132. DE L'ÉLECTRICE MARIE-ANTONIE DE SAXE.
Dresde, 27 juillet 1770.
Sire,
J'avoue qu'après le bonheur de vous voir, Sire, je ne désire rien tant que vos lettres; mais il faut être juste; quand on a, comme V. M., un peuple de héros à former, on ne saurait assez s'en occuper. Et comment me plaindrais-je d'un délai momentané, tandis que chacune de ses lettres me pénètre d'une nouvelle reconnaissance? Où est le prince qui, au milieu des travaux, faisant tout par lui-même, trouvât encore du temps à donner à ses admirateurs et au genre humain? Je ne sais, Sire, quel sera l'effet <202>des instructions que vous daignez lui accorder. A qui s'en rapporterait-il, ne veut-il pas en croire à Frédéric? Il serait bien ingrat, s'il n'usait pas des sublimes instructions que vous daignez lui donner.
La présence de madame la landgrave doit ajouter à la satisfaction que l'heureuse grossesse de son admirable fille cause à V. M. Nous l'avons eue chez nous pendant quelques moments, assurément trop courts pour nous.
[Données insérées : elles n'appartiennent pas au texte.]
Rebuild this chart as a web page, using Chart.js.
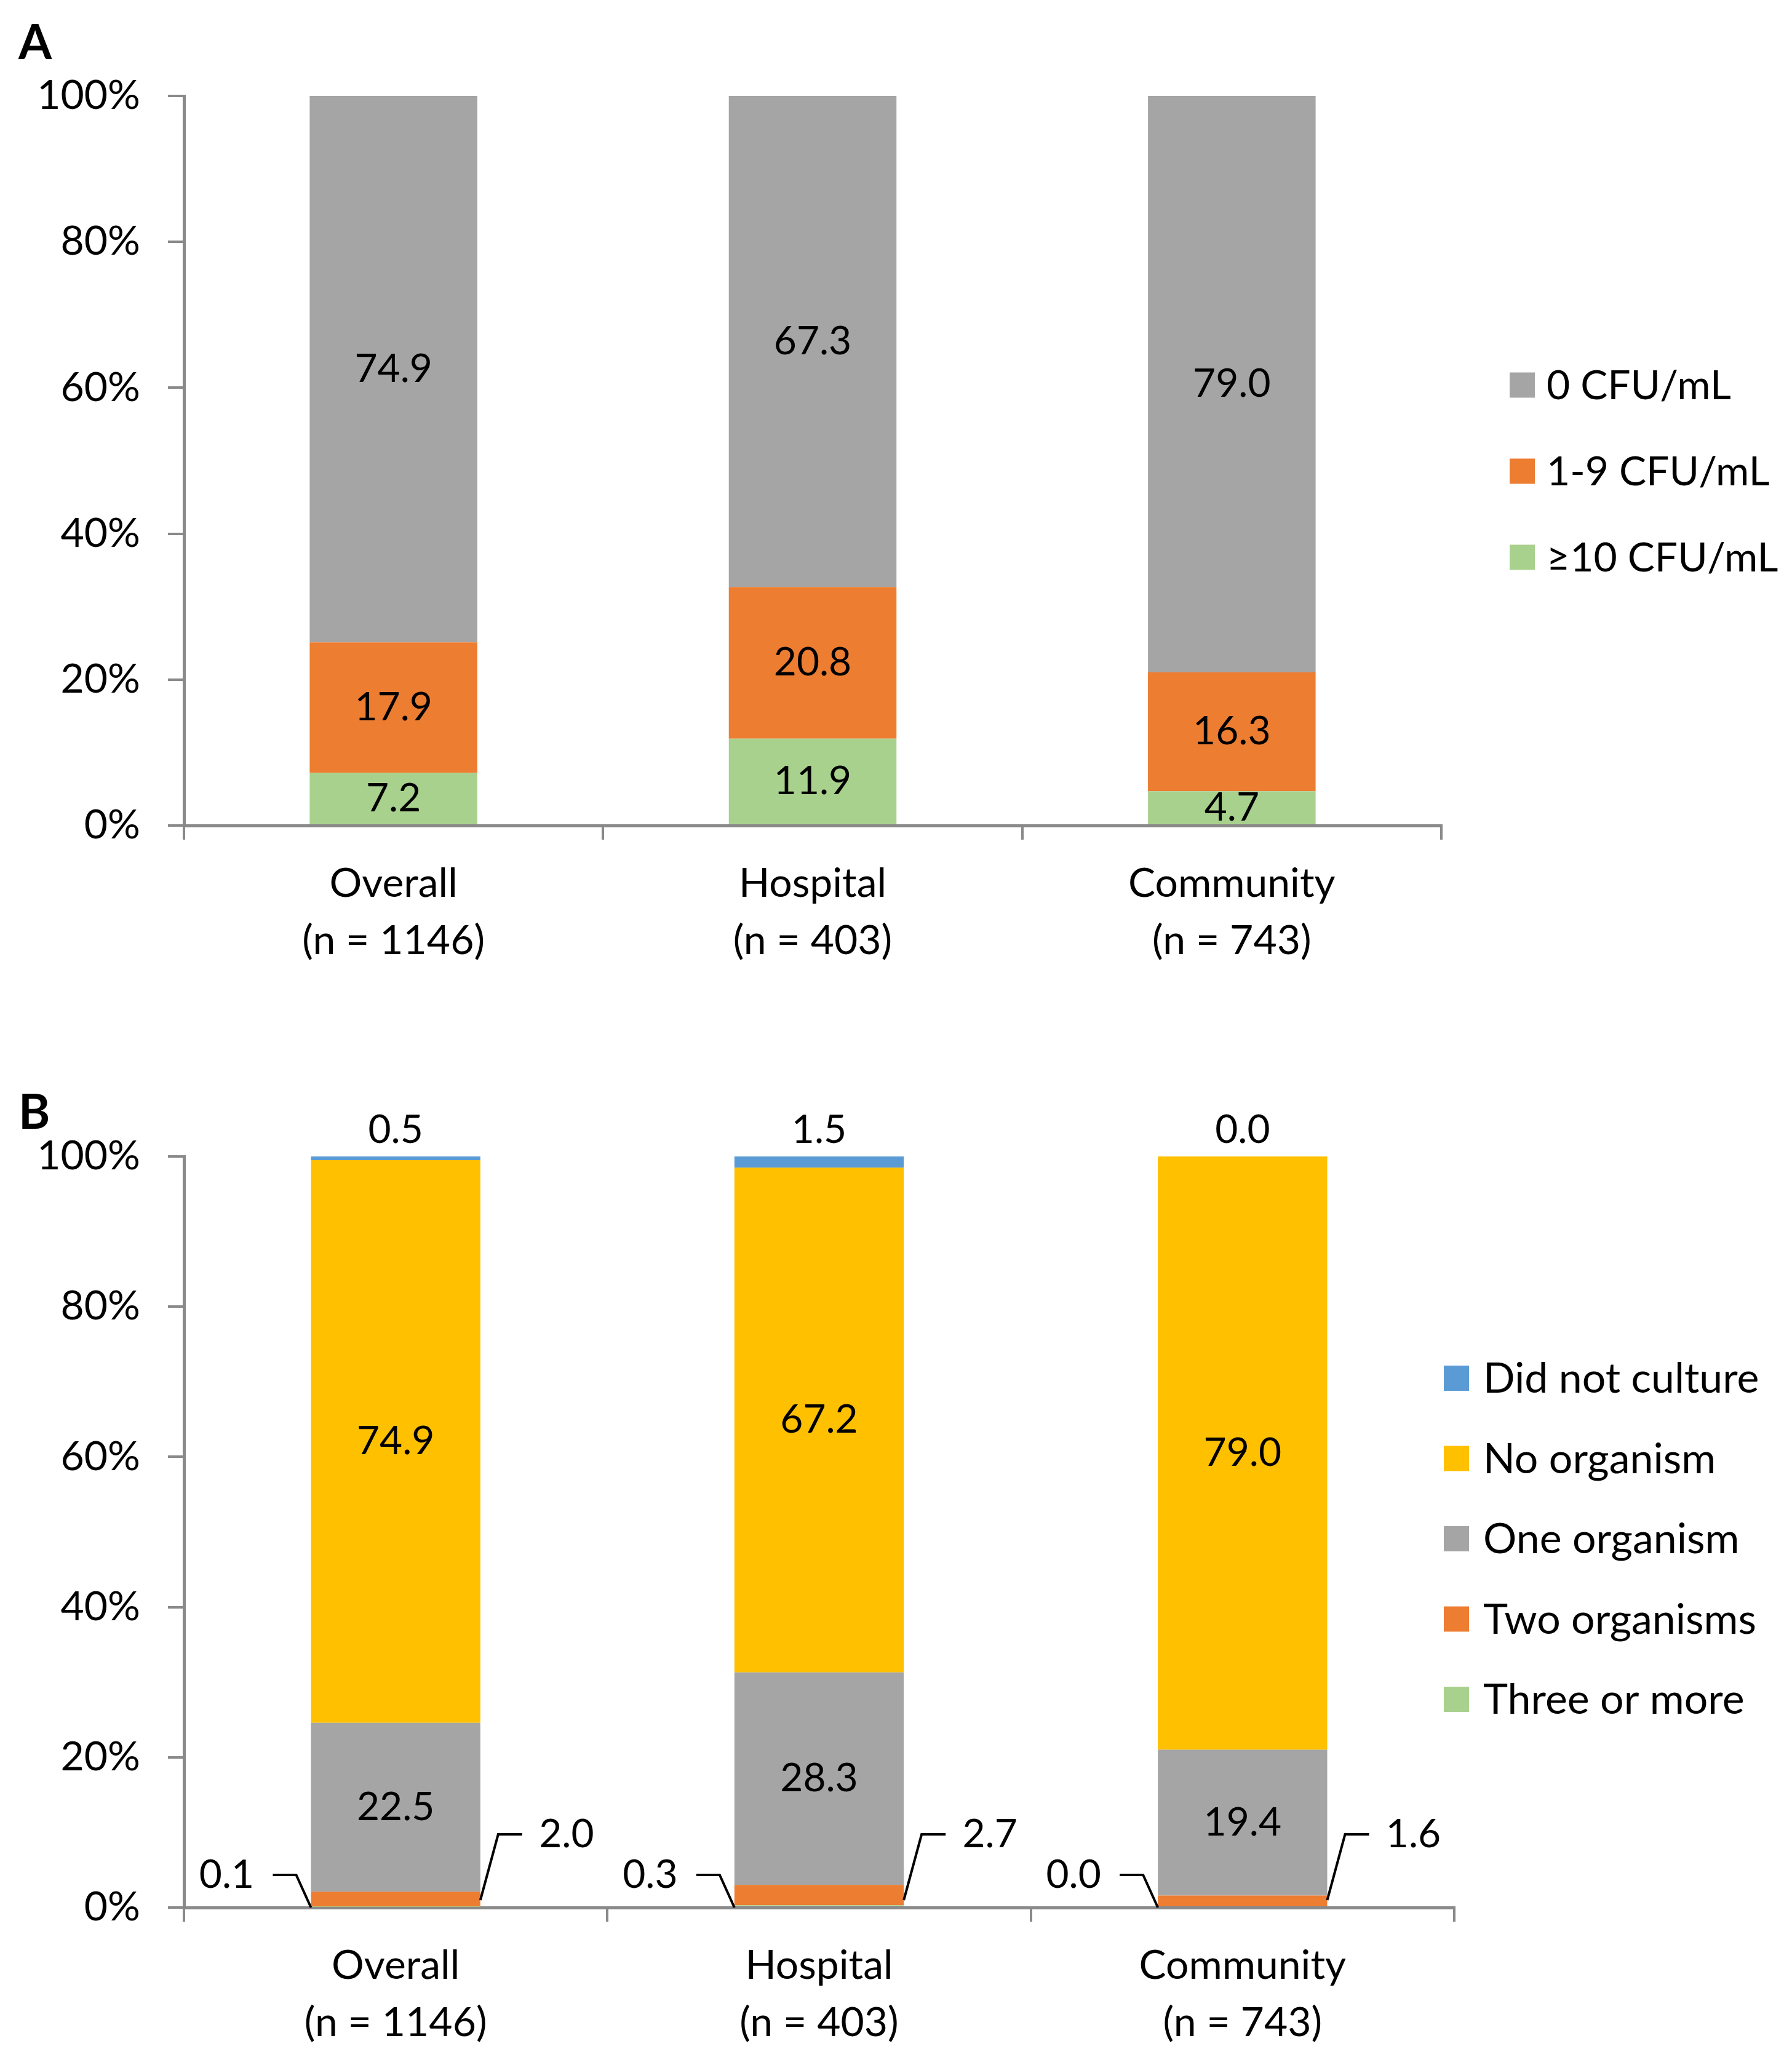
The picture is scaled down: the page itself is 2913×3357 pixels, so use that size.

Mais a-t-on un moment à perdre, lorsqu'on va à Potsdam? Je le sais par moi-même. Oui, Sire, je compte les heures jusqu'à celle où je pourrai vous porter en personne le tribut de ces sentiments inaltérables qui sont gravés dans mon cœur par l'admiration sincère et l'attachement inviolable avec lequel je ne cesserai d'être, etc.